Commentary by Curtis Honeycutt

I’ll be the first to admit I didn’t understand or enjoy much of the Shakespeare assigned to me in high school. I hope that doesn’t ruin my reputation with my fellow word nerds. On the other hand, I love how Shakespeare invented words that are still common in our modern lexicon, including wormhole, swagger and skim milk. Although word scholars now debate how many words he actually came up with, Shakespeare certainly knew a lot of words.

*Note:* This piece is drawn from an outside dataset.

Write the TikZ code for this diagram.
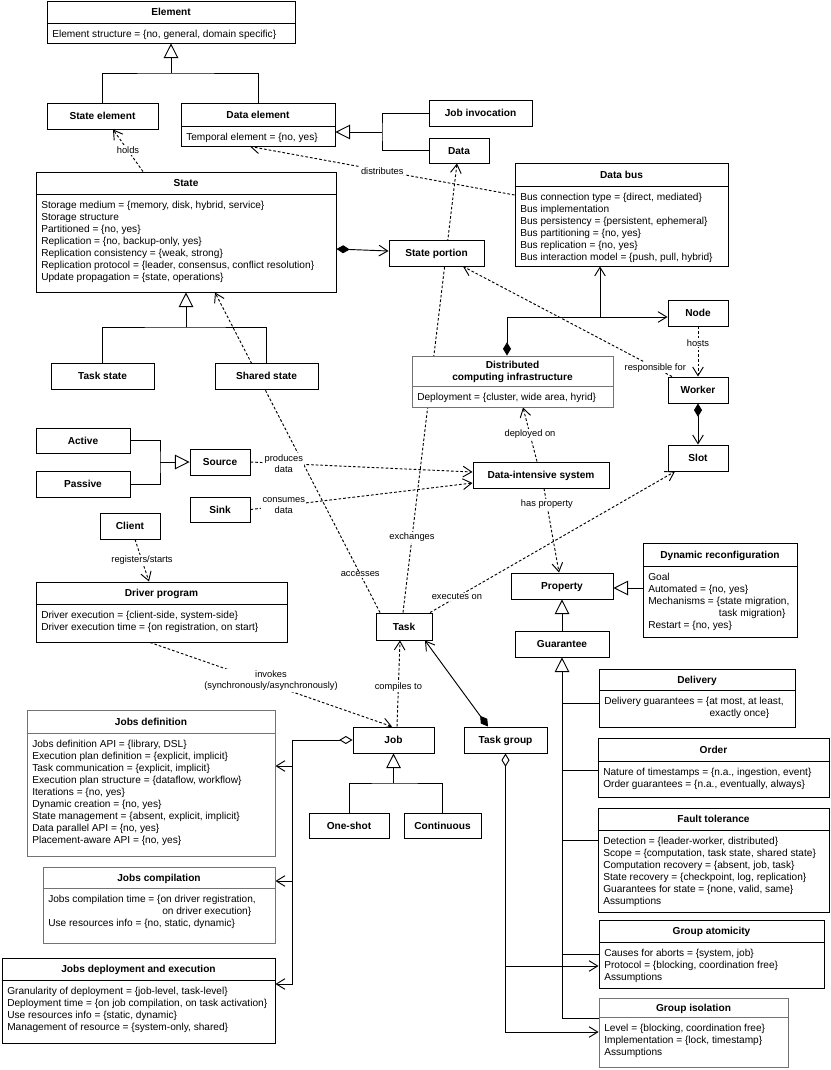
\documentclass[tikz,border=0pt]{standalone}
\usepackage{fontspec}
\setmainfont{Liberation Sans}
\usetikzlibrary{arrows.meta,fit,calc}
\pgfdeclarelayer{bg}
\pgfsetlayers{bg,main}
\tikzset{
  box/.style={draw=black, fill=white, line width=0.7pt, inner sep=0pt},
  gbox/.style={draw=black!55},
  hdrbase/.style={font=\fontsize{7.6}{9}\selectfont\bfseries, inner sep=0pt},
  hdr/.style={hdrbase, text height=5.5pt, text depth=0pt},
  body/.style={font=\fontsize{7.6}{9}\selectfont, inner sep=0pt, anchor=north west, align=left},
  lbl/.style={font=\fontsize{7}{8.4}\selectfont, fill=white, inner sep=0.8pt, align=center},
  conn/.style={line width=0.7pt},
  dep/.style={conn, dash pattern=on 2pt off 1.5pt, -{Straight Barb[length=6.5pt,width=8pt]}},
  assoc/.style={conn, -{Straight Barb[length=6.5pt,width=8pt]}},
  gen/.style={conn, -{Triangle[open,length=11pt,width=11pt]}},
  comp/.style={conn, {Diamond[length=10pt,width=6pt]}-{Straight Barb[length=6.5pt,width=8pt]}},
  agg/.style={conn, {Diamond[open,fill=white,length=10pt,width=6pt]}-{Straight Barb[length=6.5pt,width=8pt]}}
}
% class box with title and attribute compartments
\newcommand\cls[9][]{%
  \node[box,#1,fit={(#3,#4)(#5,#6)}] (#2) {};
  \draw[line width=0.7pt,#1] (#2.west|-0,#7) -- (#2.east|-0,#7);
  \node[hdr] (#2-t) at ($(#3,#4)!0.5!(#5,#7)$) {#8};
  \node[body] (#2-b) at ({#3+5},{#7+6.5}) {#9};
}
% plain box with bold centered title
\newcommand\plainbox[7][]{%
  \node[box,#1,fit={(#3,#4)(#5,#6)}] (#2) {};
  \node[hdr] (#2-t) at (#2.center) {#7};
}
\begin{document}
\begin{tikzpicture}[x=0.75pt,y=-0.75pt]
\begin{pgfonlayer}{bg}
\fill[white] (0,0) rectangle (831,1070);
\end{pgfonlayer}
\useasboundingbox (0,0) rectangle (831,1070);

% ---------- boxes ----------
\cls{Element}{47}{1}{295}{43}{23}{Element}{Element structure = \{no, general, domain specific\}}
\plainbox{StateElement}{47}{103}{158}{129}{State element}
\cls{DataElement}{181}{103}{335}{146}{126}{Data element}{Temporal element = \{no, yes\}}
\plainbox{JobInvocation}{429}{100}{532}{126}{Job invocation}
\plainbox{Data}{429}{138}{489}{163}{Data}
\cls{DataBus}{515}{163}{728}{266}{186}{Data bus}{Bus connection type = \{direct, mediated\}\\Bus implementation\\Bus persistency = \{persistent, ephemeral\}\\Bus partitioning = \{no, yes\}\\Bus replication = \{no, yes\}\\Bus interaction model = \{push, pull, hybrid\}}
\cls{State}{36}{172}{336}{292}{194}{State}{Storage medium = \{memory, disk, hybrid, service\}\\Storage structure\\Partitioned = \{no, yes\}\\Replication = \{no, backup-only, yes\}\\Replication consistency = \{weak, strong\}\\Replication protocol = \{leader, consensus, conflict resolution\}\\Update propagation = \{state, operations\}}
\plainbox{StatePortion}{389}{240}{484}{266}{State portion}
\plainbox{TaskState}{51}{363}{154}{389}{Task state}
\plainbox{SharedState}{215}{363}{318}{389}{Shared state}
\plainbox{Node}{668}{300}{728}{326}{Node}
\plainbox{Worker}{668}{377}{728}{403}{Worker}
\plainbox{Slot}{668}{445}{728}{471}{Slot}
\node[box,gbox,fit={(412,356)(613,407)}] (DCI) {};
\draw[gbox,line width=0.7pt] (DCI.west|-0,386) -- (DCI.east|-0,386);
\node[hdrbase,align=center] (DCI-t) at (512.5,371.5) {Distributed\\computing infrastructure};
\node[body] (DCI-b) at (417,392.5) {Deployment = \{cluster, wide area, hyrid\}};
\plainbox{Active}{36}{428}{130}{453}{Active}
\plainbox{Passive}{36}{471}{130}{497}{Passive}
\plainbox{Source}{190}{449}{250}{475}{Source}
\plainbox{Sink}{190}{497}{250}{522}{Sink}
\plainbox{Client}{100}{513}{160}{539}{Client}
\plainbox{DIS}{473}{462}{609}{488}{Data-intensive system}
\cls{Driver}{36}{582}{287}{642}{604}{Driver program}{Driver execution = \{client-side, system-side\}\\Driver execution time = \{on registration, on start\}}
\plainbox{Task}{376}{613}{432}{640}{Task}
\plainbox{Property}{511}{573}{613}{599}{Property}
\cls{DynRec}{643}{543}{797}{637}{566}{Dynamic reconfiguration}{Goal\\Automated = \{no, yes\}\\Mechanisms = \{state migration,\\\hspace*{53pt}task migration\}\\Restart = \{no, yes\}}
\plainbox{Guarantee}{515}{631}{609}{657}{Guarantee}
\cls{Delivery}{599}{669}{795}{727}{690}{Delivery}{Delivery guarantees = \{at most, at least,\\\hspace*{79pt}exactly once\}}
\cls{Order}{598}{738}{829}{797}{761}{Order}{Nature of timestamps = \{n.a., ingestion, event\}\\Order guarantees = \{n.a., eventually, always\}}
\cls{FaultTol}{598}{808}{829}{912}{830}{Fault tolerance}{Detection = \{leader-worker, distributed\}\\Scope = \{computation, task state, shared state\}\\Computation recovery = \{absent, job, task\}\\State recovery = \{checkpoint, log, replication\}\\Guarantees for state = \{none, valid, same\}\\Assumptions}
\cls{GroupAtom}{599}{920}{824}{988}{942}{Group atomicity}{Causes for aborts = \{system, job\}\\Protocol = \{blocking, coordination free\}\\Assumptions}
\cls[gbox]{GroupIso}{599}{998}{788}{1067}{1017}{Group isolation}{Level = \{blocking, coordination free\}\\Implementation = \{lock, timestamp\}\\Assumptions}
\plainbox{Job}{353}{727}{434}{753}{Job}
\plainbox{TaskGroup}{464}{727}{547}{753}{Task group}
\plainbox{OneShot}{309}{813}{389}{838}{One-shot}
\plainbox{Continuous}{404}{813}{481}{838}{Continuous}
\cls[gbox]{JobsDef}{27}{710}{275}{856}{733}{Jobs definition}{Jobs definition API = \{library, DSL\}\\Execution plan definition = \{explicit, implicit\}\\Task communication = \{explicit, implicit\}\\Execution plan structure = \{dataflow, workflow\}\\Iterations = \{no, yes\}\\Dynamic creation = \{no, yes\}\\State management = \{absent, explicit, implicit\}\\Data parallel API = \{no, yes\}\\Placement-aware API = \{no, yes\}}
\cls[gbox]{JobsComp}{43}{867}{275}{943}{888}{Jobs compilation}{Jobs compilation time = \{on driver registration,\\\hspace*{85.5pt}on driver execution\}\\Use resources info = \{no, static, dynamic\}}
\cls{JobsDep}{2}{958}{275}{1043}{980}{Jobs deployment and execution}{Granularity of deployment = \{job-level, task-level\}\\Deployment time = \{on job compilation, on task activation\}\\Use resources info = \{static, dynamic\}\\Management of resource = \{system-only, shared\}}

% ---------- connectors ----------
\begin{pgfonlayer}{bg}
\draw[conn] (StateElement.north) |- (171,73) -| (DataElement.north);
\draw[gen] (171,73) -- (Element.south);
\draw[conn] (JobInvocation.west) -| (382,132) |- (Data.west);
\draw[gen] (382,132) -- (DataElement.east|-0,132);
\draw[dep] (143,0|-State.north) -- (113,0|-StateElement.south) node[lbl,pos=0.5]{holds};
\draw[dep] (DataBus.west|-0,195) -- (250,0|-DataElement.south) node[lbl,pos=0.5]{distributes};
\draw[comp] (State.east|-0,249) -- (StatePortion.west|-0,251);
\draw[conn] (TaskState.north) |- (186,327) -| (SharedState.north);
\draw[gen] (186,327) -- (State.south);
\draw[dep] (380,0|-Task.north) -- (215,0|-State.south) node[lbl,pos=0.12]{accesses};
\draw[dep] (403,0|-Task.north) -- (457,0|-Data.south) node[lbl,pos=0.167]{exchanges};
\draw[dep] (672,0|-Worker.north) -- (463,0|-StatePortion.south) node[lbl,pos=0.08]{responsible for};
\draw[comp] (507,0|-DCI.north) |- (Node.west|-0,317);
\draw[assoc] (600,317) -- (600,0|-DataBus.south);
\draw[dep] (Node.south) -- (Worker.north) node[lbl,pos=0.33]{hosts};
\draw[comp] (Worker.south) -- (Slot.north);
\draw[dep] (537,0|-DIS.north) -- (523,0|-DCI.south) node[lbl,pos=0.5]{deployed on};
\draw[dep] (544,0|-DIS.south) -- (559,0|-Property.north) node[lbl,pos=0.19]{has property};
\draw[conn] (Active.east) -| (160,462) |- (Passive.east);
\draw[gen] (160,462) -- (Source.west);
\draw[dep] (Source.east) -- (DIS.west|-0,472) node[lbl,pos=0.15]{produces\\data};
\draw[dep] (Sink.east) -- (DIS.west|-0,483) node[lbl,pos=0.15]{consumes\\data};
\draw[dep] (135,0|-Client.south) -- (149,0|-Driver.north) node[lbl,pos=0.5]{registers/starts};
\draw[dep] (150,0|-Driver.south) -- (392,0|-Job.north) node[lbl,pos=0.5,yshift=3pt]{invokes\\(synchronously/asynchronously)};
\draw[dep] (397,0|-Job.north) -- (400,0|-Task.south) node[lbl,pos=0.46]{compiles to};
\draw[comp] (488,0|-TaskGroup.north) -- (425,0|-Task.south);
\draw[dep] (430,0|-Task.north) -- (675,0|-Slot.south) node[lbl,pos=0.11]{executes on};
\draw[gen] (DynRec.west|-0,588) -- (Property.east|-0,588);
\draw[gen] (Guarantee.north) -- (Property.south);
\draw[gen] (GroupIso.west|-0,1018) -| (Guarantee.south);
\draw[conn] (562,703) -- (Delivery.west|-0,703);
\draw[conn] (562,770) -- (Order.west|-0,770);
\draw[conn] (562,840) -- (FaultTol.west|-0,840);
\draw[conn] (562,954) -- (GroupAtom.west|-0,954);
\draw[conn] (OneShot.north) |- (393.5,783) -| (Continuous.north);
\draw[gen] (393.5,783) -- (Job.south);
\draw[agg] (Job.west) -| (292,984) -- (JobsDep.east|-0,984);
\draw[assoc] (292,766) -- (JobsDef.east|-0,766);
\draw[assoc] (292,881) -- (JobsComp.east|-0,881);
\draw[agg] (TaskGroup.south) |- (GroupIso.west|-0,1032);
\draw[assoc] (505.5,966) -- (GroupAtom.west|-0,966);
\end{pgfonlayer}
\end{tikzpicture}
\end{document}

That reminds me of a word duo that often gets mismatched and misused: a lot and allot. First, I want to get something out of the way and settled so we can get on with our lives: alot is not a word (unless you capitalize it and are referring to the town in India named Alot). The non-word “alot” often gets used instead of “a lot,” which means a large amount or large number. People mistakenly write things like “I know alot about robot movies.” In this sentence, the person should have written “a lot.”

Allot is a verb that means to give out, distribute or divide. It doesn’t get used as much as its word cousin a lot, but it has its merits. Make sure to allot the same amount of Skittles to each child unless you want a riot on your hands. In this case, an even allotment can save you from a disastrous toddler turf war.

I will say, we use the phrase “a lot” far too often. It’s vague and doesn’t add much pizzazz to your writing or speaking. Instead, consider words and phrases like a plenitude, several, heaps, an abundance and scads. As an adjective, “a lot” is a bland nothingburger (check your dictionary). The more inspiring words are like the little-used exotic spices in your spice rack that add variety and interest to your bowl of alphabet soup. By expanding your vocabulary, you make Shakespeare’s ghost proud.

In conclusion, alot isn’t a word. Allot means to give out. A lot means a large amount, and it’s kind of boring. I challenge you to use something more interesting instead. You have a myriad of options.